Data segment =
--- BEGIN ---

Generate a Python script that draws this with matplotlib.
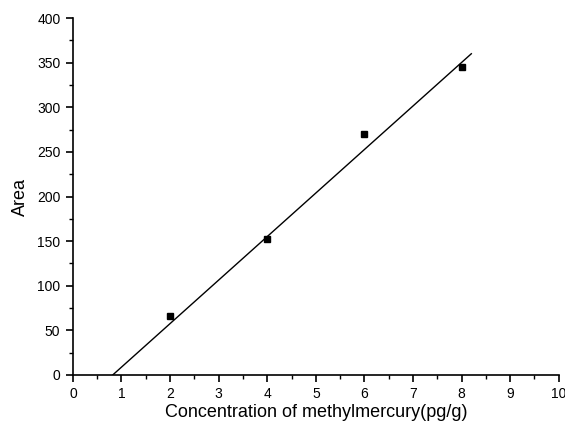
import numpy as np
import matplotlib
matplotlib.use('Agg')
import matplotlib.pyplot as plt
from matplotlib.ticker import MultipleLocator

# data
conc = [2, 4, 6, 8]
area = [66, 152, 270, 345]
# fitted line end points
fit_x = [0.82, 8.2]
fit_y = [0, 360]

plt.rcParams['font.family'] = ['Liberation Sans', 'DejaVu Sans']

fig = plt.figure(figsize=(5.65, 4.3), dpi=100)
ax = fig.add_axes([0.129, 0.128, 0.860, 0.830])

ax.plot(fit_x, fit_y, color='black', lw=1.0)
ax.plot(conc, area, 's', color='black', ms=5)

ax.set_xlim(0, 10)
ax.set_ylim(0, 400)
ax.xaxis.set_major_locator(MultipleLocator(1))
ax.xaxis.set_minor_locator(MultipleLocator(0.5))
ax.yaxis.set_major_locator(MultipleLocator(50))
ax.yaxis.set_minor_locator(MultipleLocator(25))

ax.spines['top'].set_visible(False)
ax.spines['right'].set_visible(False)
for s in ['left', 'bottom']:
    ax.spines[s].set_linewidth(1.2)
ax.tick_params(which='major', direction='out', length=5, width=1.2, labelsize=10, pad=4)
ax.tick_params(which='minor', direction='out', length=3, width=1.0)

ax.set_xlabel('Concentration of methylmercury(pg/g)', fontsize=13, labelpad=2)
ax.set_ylabel('Area', fontsize=13, labelpad=6)

fig.savefig('out.png', dpi=100)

--- END ---

What you have to do = Restate the full listing verbatim and drop every picture.

Exercise answer =
Generate a Python script that draws this with matplotlib.
import numpy as np
import matplotlib
matplotlib.use('Agg')
import matplotlib.pyplot as plt
from matplotlib.ticker import MultipleLocator

# data
conc = [2, 4, 6, 8]
area = [66, 152, 270, 345]
# fitted line end points
fit_x = [0.82, 8.2]
fit_y = [0, 360]

plt.rcParams['font.family'] = ['Liberation Sans', 'DejaVu Sans']

fig = plt.figure(figsize=(5.65, 4.3), dpi=100)
ax = fig.add_axes([0.129, 0.128, 0.860, 0.830])

ax.plot(fit_x, fit_y, color='black', lw=1.0)
ax.plot(conc, area, 's', color='black', ms=5)

ax.set_xlim(0, 10)
ax.set_ylim(0, 400)
ax.xaxis.set_major_locator(MultipleLocator(1))
ax.xaxis.set_minor_locator(MultipleLocator(0.5))
ax.yaxis.set_major_locator(MultipleLocator(50))
ax.yaxis.set_minor_locator(MultipleLocator(25))

ax.spines['top'].set_visible(False)
ax.spines['right'].set_visible(False)
for s in ['left', 'bottom']:
    ax.spines[s].set_linewidth(1.2)
ax.tick_params(which='major', direction='out', length=5, width=1.2, labelsize=10, pad=4)
ax.tick_params(which='minor', direction='out', length=3, width=1.0)

ax.set_xlabel('Concentration of methylmercury(pg/g)', fontsize=13, labelpad=2)
ax.set_ylabel('Area', fontsize=13, labelpad=6)

fig.savefig('out.png', dpi=100)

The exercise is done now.